**Given records**
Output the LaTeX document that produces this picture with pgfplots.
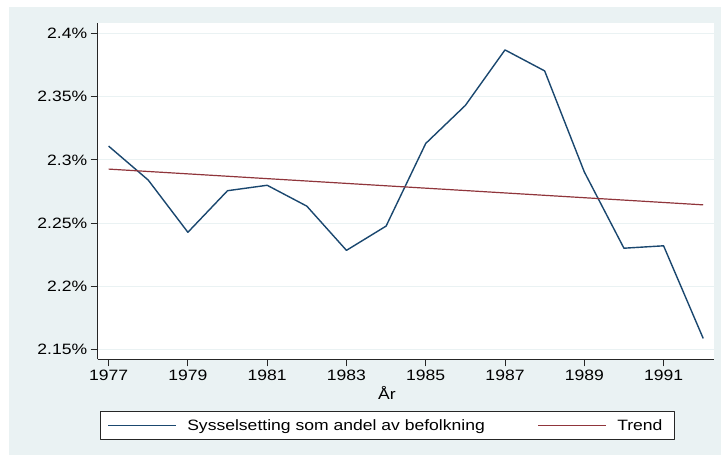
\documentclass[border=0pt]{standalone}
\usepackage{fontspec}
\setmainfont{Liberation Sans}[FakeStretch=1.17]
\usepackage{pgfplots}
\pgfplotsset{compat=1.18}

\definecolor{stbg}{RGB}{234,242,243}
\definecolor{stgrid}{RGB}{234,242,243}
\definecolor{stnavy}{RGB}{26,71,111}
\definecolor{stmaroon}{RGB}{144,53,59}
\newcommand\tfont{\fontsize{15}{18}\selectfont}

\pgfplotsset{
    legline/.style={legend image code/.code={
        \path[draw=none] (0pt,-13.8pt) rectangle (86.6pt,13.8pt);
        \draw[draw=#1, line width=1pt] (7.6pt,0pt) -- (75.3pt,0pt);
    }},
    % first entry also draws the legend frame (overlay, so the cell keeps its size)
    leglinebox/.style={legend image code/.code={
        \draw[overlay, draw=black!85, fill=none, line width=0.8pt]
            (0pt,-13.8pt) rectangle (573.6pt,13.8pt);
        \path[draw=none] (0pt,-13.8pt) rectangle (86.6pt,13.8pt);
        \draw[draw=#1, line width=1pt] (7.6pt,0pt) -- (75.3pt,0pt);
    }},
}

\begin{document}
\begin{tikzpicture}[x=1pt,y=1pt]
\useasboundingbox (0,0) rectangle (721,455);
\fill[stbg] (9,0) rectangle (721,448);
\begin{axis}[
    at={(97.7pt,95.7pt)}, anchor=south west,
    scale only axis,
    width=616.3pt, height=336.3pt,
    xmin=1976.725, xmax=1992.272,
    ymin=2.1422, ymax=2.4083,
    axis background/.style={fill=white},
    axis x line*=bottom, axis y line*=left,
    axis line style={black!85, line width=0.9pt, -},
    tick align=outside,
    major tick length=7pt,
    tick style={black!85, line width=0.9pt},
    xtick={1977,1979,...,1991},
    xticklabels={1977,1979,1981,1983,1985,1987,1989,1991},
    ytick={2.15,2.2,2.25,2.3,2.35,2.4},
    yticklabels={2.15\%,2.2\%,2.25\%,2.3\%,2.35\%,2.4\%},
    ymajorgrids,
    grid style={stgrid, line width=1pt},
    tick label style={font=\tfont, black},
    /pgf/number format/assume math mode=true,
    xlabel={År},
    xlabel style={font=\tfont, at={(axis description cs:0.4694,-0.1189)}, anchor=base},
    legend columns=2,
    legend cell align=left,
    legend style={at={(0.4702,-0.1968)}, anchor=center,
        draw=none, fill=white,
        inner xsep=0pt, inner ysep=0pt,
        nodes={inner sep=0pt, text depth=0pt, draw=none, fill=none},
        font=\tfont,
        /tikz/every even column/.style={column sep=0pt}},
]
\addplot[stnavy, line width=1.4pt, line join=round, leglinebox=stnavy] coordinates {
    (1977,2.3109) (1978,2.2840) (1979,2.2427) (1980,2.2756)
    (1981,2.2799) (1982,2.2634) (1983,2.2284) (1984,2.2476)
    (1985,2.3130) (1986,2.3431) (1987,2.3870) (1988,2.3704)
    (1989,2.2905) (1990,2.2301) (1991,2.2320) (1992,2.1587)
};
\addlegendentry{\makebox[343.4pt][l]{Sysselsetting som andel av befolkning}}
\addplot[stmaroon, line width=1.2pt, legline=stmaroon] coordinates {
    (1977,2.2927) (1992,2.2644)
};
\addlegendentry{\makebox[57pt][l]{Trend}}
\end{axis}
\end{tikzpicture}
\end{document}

...

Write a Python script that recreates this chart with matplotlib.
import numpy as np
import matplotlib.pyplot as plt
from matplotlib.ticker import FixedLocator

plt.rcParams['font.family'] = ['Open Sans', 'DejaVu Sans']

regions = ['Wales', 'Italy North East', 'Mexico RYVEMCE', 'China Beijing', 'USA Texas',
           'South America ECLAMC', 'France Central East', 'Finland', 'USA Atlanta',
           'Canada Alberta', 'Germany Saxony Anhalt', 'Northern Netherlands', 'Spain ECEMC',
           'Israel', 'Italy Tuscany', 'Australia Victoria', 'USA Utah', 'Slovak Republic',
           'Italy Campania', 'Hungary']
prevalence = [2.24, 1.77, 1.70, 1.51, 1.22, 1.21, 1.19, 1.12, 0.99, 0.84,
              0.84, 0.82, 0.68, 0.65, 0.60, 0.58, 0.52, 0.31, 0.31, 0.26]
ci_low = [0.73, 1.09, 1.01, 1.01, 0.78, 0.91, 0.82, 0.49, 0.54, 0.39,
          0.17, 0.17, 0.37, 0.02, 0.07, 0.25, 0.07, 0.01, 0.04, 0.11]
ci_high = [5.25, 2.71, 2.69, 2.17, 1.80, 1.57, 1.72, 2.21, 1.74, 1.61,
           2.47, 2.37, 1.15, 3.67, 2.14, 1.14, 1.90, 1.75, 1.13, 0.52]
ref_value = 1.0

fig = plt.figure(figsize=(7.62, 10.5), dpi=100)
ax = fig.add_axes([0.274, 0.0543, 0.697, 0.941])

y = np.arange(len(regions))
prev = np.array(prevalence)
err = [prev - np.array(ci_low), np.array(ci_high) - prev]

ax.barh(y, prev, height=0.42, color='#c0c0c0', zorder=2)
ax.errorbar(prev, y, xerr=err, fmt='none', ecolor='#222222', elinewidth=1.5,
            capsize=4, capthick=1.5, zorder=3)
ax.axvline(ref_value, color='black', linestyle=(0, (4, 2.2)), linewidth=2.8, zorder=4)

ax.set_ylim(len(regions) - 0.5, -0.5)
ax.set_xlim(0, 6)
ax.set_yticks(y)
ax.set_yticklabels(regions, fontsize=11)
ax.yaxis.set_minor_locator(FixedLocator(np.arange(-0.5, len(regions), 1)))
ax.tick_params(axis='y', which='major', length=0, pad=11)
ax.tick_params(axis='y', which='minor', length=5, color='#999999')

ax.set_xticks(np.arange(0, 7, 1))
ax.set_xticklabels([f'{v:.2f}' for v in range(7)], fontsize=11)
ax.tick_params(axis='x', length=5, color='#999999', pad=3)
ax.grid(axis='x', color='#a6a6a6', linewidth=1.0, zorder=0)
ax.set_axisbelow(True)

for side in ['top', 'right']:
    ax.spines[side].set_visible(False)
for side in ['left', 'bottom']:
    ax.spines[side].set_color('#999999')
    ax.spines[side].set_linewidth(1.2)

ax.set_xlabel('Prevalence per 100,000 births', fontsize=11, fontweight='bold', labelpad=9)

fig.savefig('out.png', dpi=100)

...

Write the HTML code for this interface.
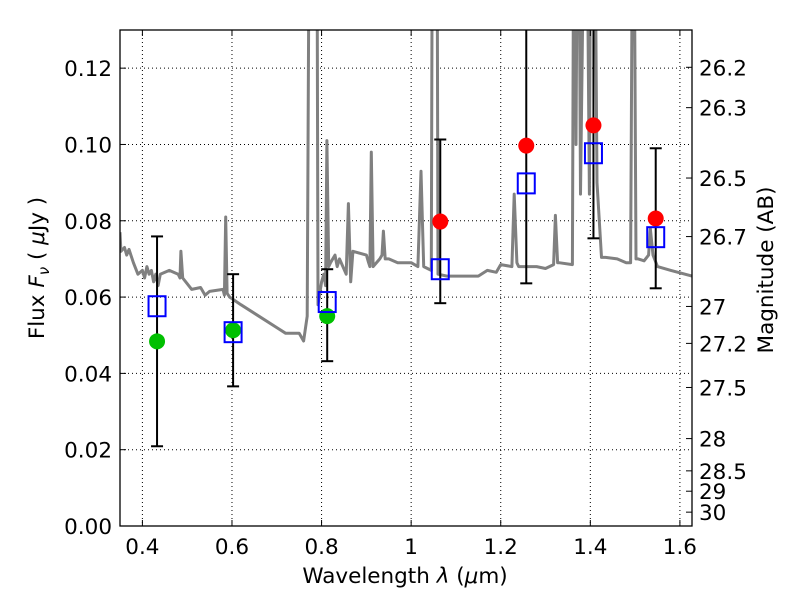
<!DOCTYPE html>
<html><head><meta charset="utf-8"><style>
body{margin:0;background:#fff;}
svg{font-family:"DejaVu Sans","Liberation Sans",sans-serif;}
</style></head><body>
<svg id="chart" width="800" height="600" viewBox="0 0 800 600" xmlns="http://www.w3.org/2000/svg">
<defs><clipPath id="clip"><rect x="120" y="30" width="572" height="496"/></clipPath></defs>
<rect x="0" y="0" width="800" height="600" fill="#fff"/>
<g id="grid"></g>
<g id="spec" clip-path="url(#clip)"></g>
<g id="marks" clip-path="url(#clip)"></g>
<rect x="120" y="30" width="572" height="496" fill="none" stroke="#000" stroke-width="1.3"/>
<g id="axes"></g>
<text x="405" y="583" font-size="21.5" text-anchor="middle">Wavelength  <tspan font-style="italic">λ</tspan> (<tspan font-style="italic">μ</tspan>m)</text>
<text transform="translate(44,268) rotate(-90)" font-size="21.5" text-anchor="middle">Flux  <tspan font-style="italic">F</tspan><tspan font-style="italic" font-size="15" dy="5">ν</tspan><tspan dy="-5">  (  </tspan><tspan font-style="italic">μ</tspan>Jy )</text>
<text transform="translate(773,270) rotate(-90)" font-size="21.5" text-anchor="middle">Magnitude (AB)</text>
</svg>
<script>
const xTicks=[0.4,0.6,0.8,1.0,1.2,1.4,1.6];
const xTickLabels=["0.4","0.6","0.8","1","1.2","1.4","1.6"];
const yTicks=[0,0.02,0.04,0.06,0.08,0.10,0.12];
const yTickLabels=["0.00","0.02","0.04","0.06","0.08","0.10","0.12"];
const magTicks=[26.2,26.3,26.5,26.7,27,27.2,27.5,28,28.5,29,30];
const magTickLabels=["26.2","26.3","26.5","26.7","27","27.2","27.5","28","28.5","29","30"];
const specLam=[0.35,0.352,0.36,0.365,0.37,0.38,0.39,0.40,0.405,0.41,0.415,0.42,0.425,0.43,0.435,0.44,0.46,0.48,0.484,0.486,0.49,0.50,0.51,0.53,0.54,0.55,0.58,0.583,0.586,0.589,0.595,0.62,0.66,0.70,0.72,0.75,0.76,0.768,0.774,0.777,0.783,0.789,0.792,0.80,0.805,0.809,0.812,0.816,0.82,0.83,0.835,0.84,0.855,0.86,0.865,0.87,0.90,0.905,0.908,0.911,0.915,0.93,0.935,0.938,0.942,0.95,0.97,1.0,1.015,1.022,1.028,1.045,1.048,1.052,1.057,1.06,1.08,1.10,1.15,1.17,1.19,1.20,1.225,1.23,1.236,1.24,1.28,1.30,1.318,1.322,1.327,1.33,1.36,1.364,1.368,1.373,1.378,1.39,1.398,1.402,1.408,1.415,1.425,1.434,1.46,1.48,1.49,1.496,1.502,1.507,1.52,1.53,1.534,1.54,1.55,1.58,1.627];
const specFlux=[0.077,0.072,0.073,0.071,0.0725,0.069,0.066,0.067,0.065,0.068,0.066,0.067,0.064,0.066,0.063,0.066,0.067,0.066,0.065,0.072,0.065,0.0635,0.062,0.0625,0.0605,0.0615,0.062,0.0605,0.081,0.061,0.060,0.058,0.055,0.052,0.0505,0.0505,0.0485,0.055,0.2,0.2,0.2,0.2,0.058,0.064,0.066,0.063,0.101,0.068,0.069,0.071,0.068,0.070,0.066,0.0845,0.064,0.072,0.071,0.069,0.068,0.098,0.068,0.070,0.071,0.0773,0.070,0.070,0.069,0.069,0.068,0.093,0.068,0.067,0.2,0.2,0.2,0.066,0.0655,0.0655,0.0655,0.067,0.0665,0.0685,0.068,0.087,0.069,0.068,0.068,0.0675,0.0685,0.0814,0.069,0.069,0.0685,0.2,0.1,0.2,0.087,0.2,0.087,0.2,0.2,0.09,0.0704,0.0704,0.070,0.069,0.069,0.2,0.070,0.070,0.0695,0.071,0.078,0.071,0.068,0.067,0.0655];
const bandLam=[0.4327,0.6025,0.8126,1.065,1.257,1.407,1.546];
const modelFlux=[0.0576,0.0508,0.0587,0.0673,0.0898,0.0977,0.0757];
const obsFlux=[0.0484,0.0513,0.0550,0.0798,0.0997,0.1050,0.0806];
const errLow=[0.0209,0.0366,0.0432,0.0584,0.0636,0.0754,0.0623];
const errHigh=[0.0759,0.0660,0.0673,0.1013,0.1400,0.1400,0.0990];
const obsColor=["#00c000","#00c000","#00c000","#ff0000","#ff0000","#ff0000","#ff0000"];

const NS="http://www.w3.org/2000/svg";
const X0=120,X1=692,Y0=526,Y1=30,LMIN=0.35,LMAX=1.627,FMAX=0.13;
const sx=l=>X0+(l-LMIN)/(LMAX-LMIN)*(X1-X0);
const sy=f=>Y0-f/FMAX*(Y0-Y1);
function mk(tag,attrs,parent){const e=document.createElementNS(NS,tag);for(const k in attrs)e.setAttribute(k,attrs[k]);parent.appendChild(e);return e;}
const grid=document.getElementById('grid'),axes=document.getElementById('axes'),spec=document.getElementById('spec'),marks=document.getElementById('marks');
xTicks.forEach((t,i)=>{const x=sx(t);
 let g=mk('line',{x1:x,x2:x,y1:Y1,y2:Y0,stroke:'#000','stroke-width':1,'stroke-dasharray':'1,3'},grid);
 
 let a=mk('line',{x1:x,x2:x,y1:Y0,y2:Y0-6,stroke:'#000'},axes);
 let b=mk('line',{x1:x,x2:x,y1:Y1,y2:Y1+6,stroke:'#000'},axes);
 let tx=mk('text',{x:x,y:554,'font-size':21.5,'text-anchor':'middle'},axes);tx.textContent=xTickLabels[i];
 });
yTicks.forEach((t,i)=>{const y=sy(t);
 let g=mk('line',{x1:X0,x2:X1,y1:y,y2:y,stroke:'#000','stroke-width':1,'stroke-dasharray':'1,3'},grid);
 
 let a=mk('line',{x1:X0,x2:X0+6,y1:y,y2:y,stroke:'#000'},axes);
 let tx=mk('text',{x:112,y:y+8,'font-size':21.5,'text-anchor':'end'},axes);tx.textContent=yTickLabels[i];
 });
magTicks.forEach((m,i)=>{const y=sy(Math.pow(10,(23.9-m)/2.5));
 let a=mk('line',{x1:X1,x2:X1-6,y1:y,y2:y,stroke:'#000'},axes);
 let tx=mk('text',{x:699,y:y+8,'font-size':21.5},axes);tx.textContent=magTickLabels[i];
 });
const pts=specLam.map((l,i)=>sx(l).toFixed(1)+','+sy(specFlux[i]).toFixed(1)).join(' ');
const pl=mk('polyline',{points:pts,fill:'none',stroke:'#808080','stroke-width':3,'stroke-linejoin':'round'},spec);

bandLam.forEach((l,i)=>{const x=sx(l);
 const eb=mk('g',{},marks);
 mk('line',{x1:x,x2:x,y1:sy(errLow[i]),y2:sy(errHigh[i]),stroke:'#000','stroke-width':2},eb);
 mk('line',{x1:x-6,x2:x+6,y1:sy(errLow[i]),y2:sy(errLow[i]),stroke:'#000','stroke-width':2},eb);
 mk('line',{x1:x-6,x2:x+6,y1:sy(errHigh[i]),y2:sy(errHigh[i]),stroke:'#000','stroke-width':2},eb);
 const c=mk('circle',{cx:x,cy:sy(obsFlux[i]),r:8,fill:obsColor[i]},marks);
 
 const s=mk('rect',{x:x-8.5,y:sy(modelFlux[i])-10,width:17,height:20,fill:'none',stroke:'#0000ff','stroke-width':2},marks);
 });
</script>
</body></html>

**Aim**
Output, from the data above, the lines from the line with "Write a Python" to the line with "2.2)), linewidth=2.8, zorder=4)" exactly as they stand, both ends included and nothing else.

**Complete answer**
Write a Python script that recreates this chart with matplotlib.
import numpy as np
import matplotlib.pyplot as plt
from matplotlib.ticker import FixedLocator

plt.rcParams['font.family'] = ['Open Sans', 'DejaVu Sans']

regions = ['Wales', 'Italy North East', 'Mexico RYVEMCE', 'China Beijing', 'USA Texas',
           'South America ECLAMC', 'France Central East', 'Finland', 'USA Atlanta',
           'Canada Alberta', 'Germany Saxony Anhalt', 'Northern Netherlands', 'Spain ECEMC',
           'Israel', 'Italy Tuscany', 'Australia Victoria', 'USA Utah', 'Slovak Republic',
           'Italy Campania', 'Hungary']
prevalence = [2.24, 1.77, 1.70, 1.51, 1.22, 1.21, 1.19, 1.12, 0.99, 0.84,
              0.84, 0.82, 0.68, 0.65, 0.60, 0.58, 0.52, 0.31, 0.31, 0.26]
ci_low = [0.73, 1.09, 1.01, 1.01, 0.78, 0.91, 0.82, 0.49, 0.54, 0.39,
          0.17, 0.17, 0.37, 0.02, 0.07, 0.25, 0.07, 0.01, 0.04, 0.11]
ci_high = [5.25, 2.71, 2.69, 2.17, 1.80, 1.57, 1.72, 2.21, 1.74, 1.61,
           2.47, 2.37, 1.15, 3.67, 2.14, 1.14, 1.90, 1.75, 1.13, 0.52]
ref_value = 1.0

fig = plt.figure(figsize=(7.62, 10.5), dpi=100)
ax = fig.add_axes([0.274, 0.0543, 0.697, 0.941])

y = np.arange(len(regions))
prev = np.array(prevalence)
err = [prev - np.array(ci_low), np.array(ci_high) - prev]

ax.barh(y, prev, height=0.42, color='#c0c0c0', zorder=2)
ax.errorbar(prev, y, xerr=err, fmt='none', ecolor='#222222', elinewidth=1.5,
            capsize=4, capthick=1.5, zorder=3)
ax.axvline(ref_value, color='black', linestyle=(0, (4, 2.2)), linewidth=2.8, zorder=4)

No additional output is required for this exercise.